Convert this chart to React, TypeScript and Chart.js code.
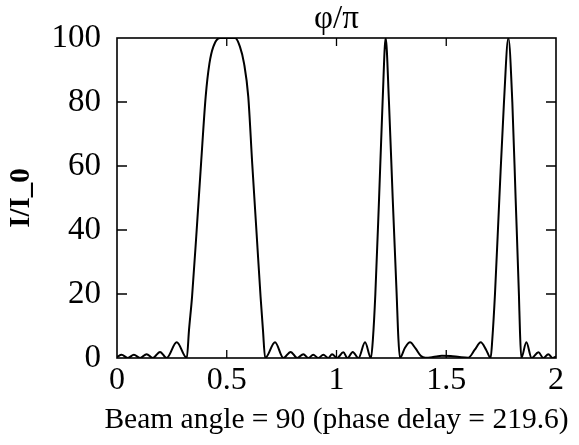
import React, { useEffect, useRef } from "react";
import { Chart, registerables } from "chart.js";

Chart.register(...registerables);

const phi = [
  0.0, 0.021, 0.049, 0.077, 0.105, 0.135, 0.163, 0.196, 0.226, 0.272, 0.318,
  0.328, 0.342, 0.363, 0.383, 0.404, 0.421, 0.439, 0.469, 0.503, 0.538,
  0.56, 0.579, 0.598, 0.616, 0.635, 0.654, 0.665, 0.675,
  0.72, 0.758, 0.791, 0.821, 0.849, 0.872, 0.894, 0.917, 0.94, 0.963, 0.98,
  1.003, 1.031, 1.05, 1.074, 1.1, 1.13, 1.157,
  1.166, 1.177, 1.194, 1.21, 1.224, 1.239, 1.256, 1.274, 1.282, 1.289,
  1.312, 1.335, 1.36, 1.385, 1.405, 1.44, 1.48, 1.52, 1.56, 1.6,
  1.63, 1.657, 1.682, 1.702,
  1.71, 1.722, 1.742, 1.763, 1.783, 1.801, 1.816, 1.831, 1.836, 1.842,
  1.865, 1.889, 1.92, 1.942, 1.965, 1.985, 2.0,
];

const intensity = [
  0.3, 1.0, 0, 1.0, 0, 1.2, 0, 1.9, 0, 4.9, 0,
  8.7, 19.2, 40, 60.8, 81.7, 92, 97.3, 100, 100, 100,
  97.3, 92, 81.7, 60.8, 40, 19.2, 8.7, 0,
  4.9, 0, 1.9, 0, 1.2, 0, 1.0, 0, 1.0, 0, 1.2,
  0, 1.8, 0, 1.9, 0, 4.9, 0,
  6, 20, 50, 80, 100, 80, 50, 20, 6, 0,
  3.2, 4.9, 3.0, 0.6, 0.1, 0.3, 0.7, 0.6, 0.3, 0.1,
  2.6, 4.9, 2.5, 0,
  6, 20, 50, 80, 100, 80, 50, 20, 8, 0,
  4.9, 0, 1.8, 0, 1.2, 0, 0.5,
];

const xTicks = [0, 0.5, 1, 1.5, 2];
const xTickLabels = ["0", "0.5", "1", "1.5", "2"];
const yTicks = [0, 20, 40, 60, 80, 100];

const topTitle = "φ/π";
const xTitle = "Beam angle = 90 (phase delay = 219.6)";
const yTitle = "I/I_0";

const FONT = "'Liberation Serif', 'Times New Roman', serif";

const frameTicks = {
  id: "frameTicks",
  afterDatasetsDraw(chart: any) {
    const { ctx, chartArea, scales } = chart;
    const { left, right, top, bottom } = chartArea;
    ctx.save();
    ctx.strokeStyle = "#000";
    ctx.lineWidth = 1.6;
    ctx.strokeRect(left, top, right - left, bottom - top);
    ctx.lineWidth = 1.3;
    const xs = scales.x;
    const ys = scales.y;
    ctx.beginPath();
    xTicks.forEach((v) => {
      if (v === xs.min || v === xs.max) return;
      const px = xs.getPixelForValue(v);
      ctx.moveTo(px, bottom);
      ctx.lineTo(px, bottom - 8);
      ctx.moveTo(px, top);
      ctx.lineTo(px, top + 8);
    });
    yTicks.forEach((v) => {
      if (v === ys.min || v === ys.max) return;
      const py = ys.getPixelForValue(v);
      ctx.moveTo(left, py);
      ctx.lineTo(left + 10, py);
      ctx.moveTo(right, py);
      ctx.lineTo(right - 10, py);
    });
    ctx.stroke();

    // x-axis title, drawn without width squeezing
    ctx.fillStyle = "#000";
    ctx.font = `29.5px ${FONT}`;
    ctx.textAlign = "center";
    ctx.textBaseline = "middle";
    ctx.fillText(xTitle, (left + right) / 2, xs.bottom - 25);
    ctx.restore();
  },
};

export default function App() {
  const canvasRef = useRef<HTMLCanvasElement | null>(null);

  useEffect(() => {
    const canvas = canvasRef.current;
    if (!canvas) return;
    const points = phi.map((x, i) => ({ x, y: intensity[i] }));
    const chart = new Chart(canvas, {
      type: "line",
      data: {
        datasets: [
          {
            data: points,
            borderColor: "#000",
            borderWidth: 2,
            pointRadius: 0,
            fill: false,
            cubicInterpolationMode: "monotone",
          } as any,
        ],
      },
      options: {
        animation: false,
        responsive: false,
        maintainAspectRatio: false,
        layout: { padding: { left: 0, right: 23, top: 0, bottom: 0 } },
        plugins: {
          legend: { display: false },
          tooltip: { enabled: false },
          title: { display: false },
        },
        scales: {
          x: {
            type: "linear",
            position: "bottom",
            min: 0,
            max: 2,
            afterBuildTicks: (s: any) => {
              s.ticks = xTicks.map((value) => ({ value }));
            },
            afterFit: (s: any) => {
              s.height = 87;
            },
            grid: { display: false, drawTicks: false },
            border: { display: false },
            ticks: {
              color: "#000",
              padding: 3,
              maxRotation: 0,
              autoSkip: false,
              font: { family: FONT, size: 32 },
              callback: (v: any) => {
                const i = xTicks.indexOf(Number(v));
                return i >= 0 ? xTickLabels[i] : "";
              },
            },
            title: { display: false },
          },
          x2: {
            type: "linear",
            position: "top",
            min: 0,
            max: 2,
            afterFit: (s: any) => {
              s.height = 38;
            },
            grid: { display: false, drawTicks: false },
            border: { display: false },
            ticks: { display: false },
            title: {
              display: true,
              text: topTitle,
              color: "#000",
              padding: { top: 0, bottom: 0 },
              font: { family: FONT, size: 33 },
            },
          },
          y: {
            type: "linear",
            min: 0,
            max: 100,
            afterBuildTicks: (s: any) => {
              s.ticks = yTicks.map((value) => ({ value }));
            },
            afterFit: (s: any) => {
              s.width = 117;
            },
            grid: { display: false, drawTicks: false },
            border: { display: false },
            ticks: {
              color: "#000",
              padding: 16,
              font: { family: FONT, size: 33 },
            },
            title: {
              display: true,
              text: yTitle,
              color: "#000",
              padding: { top: 4, bottom: 0 },
              font: { family: FONT, size: 29, weight: "bold" },
            },
          },
        },
      } as any,
      plugins: [frameTicks],
    });
    return () => chart.destroy();
  }, []);

  return (
    <div style={{ position: "absolute", left: 0, top: 0, width: 579, height: 445, background: "#fff" }}>
      <canvas ref={canvasRef} width={579} height={445} />
    </div>
  );
}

=-=-=

Work to do: Every line above should be repeated exactly; pictures stay out of the copy.

Answer for this exercise:
Convert this chart to React, TypeScript and Chart.js code.
import React, { useEffect, useRef } from "react";
import { Chart, registerables } from "chart.js";

Chart.register(...registerables);

const phi = [
  0.0, 0.021, 0.049, 0.077, 0.105, 0.135, 0.163, 0.196, 0.226, 0.272, 0.318,
  0.328, 0.342, 0.363, 0.383, 0.404, 0.421, 0.439, 0.469, 0.503, 0.538,
  0.56, 0.579, 0.598, 0.616, 0.635, 0.654, 0.665, 0.675,
  0.72, 0.758, 0.791, 0.821, 0.849, 0.872, 0.894, 0.917, 0.94, 0.963, 0.98,
  1.003, 1.031, 1.05, 1.074, 1.1, 1.13, 1.157,
  1.166, 1.177, 1.194, 1.21, 1.224, 1.239, 1.256, 1.274, 1.282, 1.289,
  1.312, 1.335, 1.36, 1.385, 1.405, 1.44, 1.48, 1.52, 1.56, 1.6,
  1.63, 1.657, 1.682, 1.702,
  1.71, 1.722, 1.742, 1.763, 1.783, 1.801, 1.816, 1.831, 1.836, 1.842,
  1.865, 1.889, 1.92, 1.942, 1.965, 1.985, 2.0,
];

const intensity = [
  0.3, 1.0, 0, 1.0, 0, 1.2, 0, 1.9, 0, 4.9, 0,
  8.7, 19.2, 40, 60.8, 81.7, 92, 97.3, 100, 100, 100,
  97.3, 92, 81.7, 60.8, 40, 19.2, 8.7, 0,
  4.9, 0, 1.9, 0, 1.2, 0, 1.0, 0, 1.0, 0, 1.2,
  0, 1.8, 0, 1.9, 0, 4.9, 0,
  6, 20, 50, 80, 100, 80, 50, 20, 6, 0,
  3.2, 4.9, 3.0, 0.6, 0.1, 0.3, 0.7, 0.6, 0.3, 0.1,
  2.6, 4.9, 2.5, 0,
  6, 20, 50, 80, 100, 80, 50, 20, 8, 0,
  4.9, 0, 1.8, 0, 1.2, 0, 0.5,
];

const xTicks = [0, 0.5, 1, 1.5, 2];
const xTickLabels = ["0", "0.5", "1", "1.5", "2"];
const yTicks = [0, 20, 40, 60, 80, 100];

const topTitle = "φ/π";
const xTitle = "Beam angle = 90 (phase delay = 219.6)";
const yTitle = "I/I_0";

const FONT = "'Liberation Serif', 'Times New Roman', serif";

const frameTicks = {
  id: "frameTicks",
  afterDatasetsDraw(chart: any) {
    const { ctx, chartArea, scales } = chart;
    const { left, right, top, bottom } = chartArea;
    ctx.save();
    ctx.strokeStyle = "#000";
    ctx.lineWidth = 1.6;
    ctx.strokeRect(left, top, right - left, bottom - top);
    ctx.lineWidth = 1.3;
    const xs = scales.x;
    const ys = scales.y;
    ctx.beginPath();
    xTicks.forEach((v) => {
      if (v === xs.min || v === xs.max) return;
      const px = xs.getPixelForValue(v);
      ctx.moveTo(px, bottom);
      ctx.lineTo(px, bottom - 8);
      ctx.moveTo(px, top);
      ctx.lineTo(px, top + 8);
    });
    yTicks.forEach((v) => {
      if (v === ys.min || v === ys.max) return;
      const py = ys.getPixelForValue(v);
      ctx.moveTo(left, py);
      ctx.lineTo(left + 10, py);
      ctx.moveTo(right, py);
      ctx.lineTo(right - 10, py);
    });
    ctx.stroke();

    // x-axis title, drawn without width squeezing
    ctx.fillStyle = "#000";
    ctx.font = `29.5px ${FONT}`;
    ctx.textAlign = "center";
    ctx.textBaseline = "middle";
    ctx.fillText(xTitle, (left + right) / 2, xs.bottom - 25);
    ctx.restore();
  },
};

export default function App() {
  const canvasRef = useRef<HTMLCanvasElement | null>(null);

  useEffect(() => {
    const canvas = canvasRef.current;
    if (!canvas) return;
    const points = phi.map((x, i) => ({ x, y: intensity[i] }));
    const chart = new Chart(canvas, {
      type: "line",
      data: {
        datasets: [
          {
            data: points,
            borderColor: "#000",
            borderWidth: 2,
            pointRadius: 0,
            fill: false,
            cubicInterpolationMode: "monotone",
          } as any,
        ],
      },
      options: {
        animation: false,
        responsive: false,
        maintainAspectRatio: false,
        layout: { padding: { left: 0, right: 23, top: 0, bottom: 0 } },
        plugins: {
          legend: { display: false },
          tooltip: { enabled: false },
          title: { display: false },
        },
        scales: {
          x: {
            type: "linear",
            position: "bottom",
            min: 0,
            max: 2,
            afterBuildTicks: (s: any) => {
              s.ticks = xTicks.map((value) => ({ value }));
            },
            afterFit: (s: any) => {
              s.height = 87;
            },
            grid: { display: false, drawTicks: false },
            border: { display: false },
            ticks: {
              color: "#000",
              padding: 3,
              maxRotation: 0,
              autoSkip: false,
              font: { family: FONT, size: 32 },
              callback: (v: any) => {
                const i = xTicks.indexOf(Number(v));
                return i >= 0 ? xTickLabels[i] : "";
              },
            },
            title: { display: false },
          },
          x2: {
            type: "linear",
            position: "top",
            min: 0,
            max: 2,
            afterFit: (s: any) => {
              s.height = 38;
            },
            grid: { display: false, drawTicks: false },
            border: { display: false },
            ticks: { display: false },
            title: {
              display: true,
              text: topTitle,
              color: "#000",
              padding: { top: 0, bottom: 0 },
              font: { family: FONT, size: 33 },
            },
          },
          y: {
            type: "linear",
            min: 0,
            max: 100,
            afterBuildTicks: (s: any) => {
              s.ticks = yTicks.map((value) => ({ value }));
            },
            afterFit: (s: any) => {
              s.width = 117;
            },
            grid: { display: false, drawTicks: false },
            border: { display: false },
            ticks: {
              color: "#000",
              padding: 16,
              font: { family: FONT, size: 33 },
            },
            title: {
              display: true,
              text: yTitle,
              color: "#000",
              padding: { top: 4, bottom: 0 },
              font: { family: FONT, size: 29, weight: "bold" },
            },
          },
        },
      } as any,
      plugins: [frameTicks],
    });
    return () => chart.destroy();
  }, []);

  return (
    <div style={{ position: "absolute", left: 0, top: 0, width: 579, height: 445, background: "#fff" }}>
      <canvas ref={canvasRef} width={579} height={445} />
    </div>
  );
}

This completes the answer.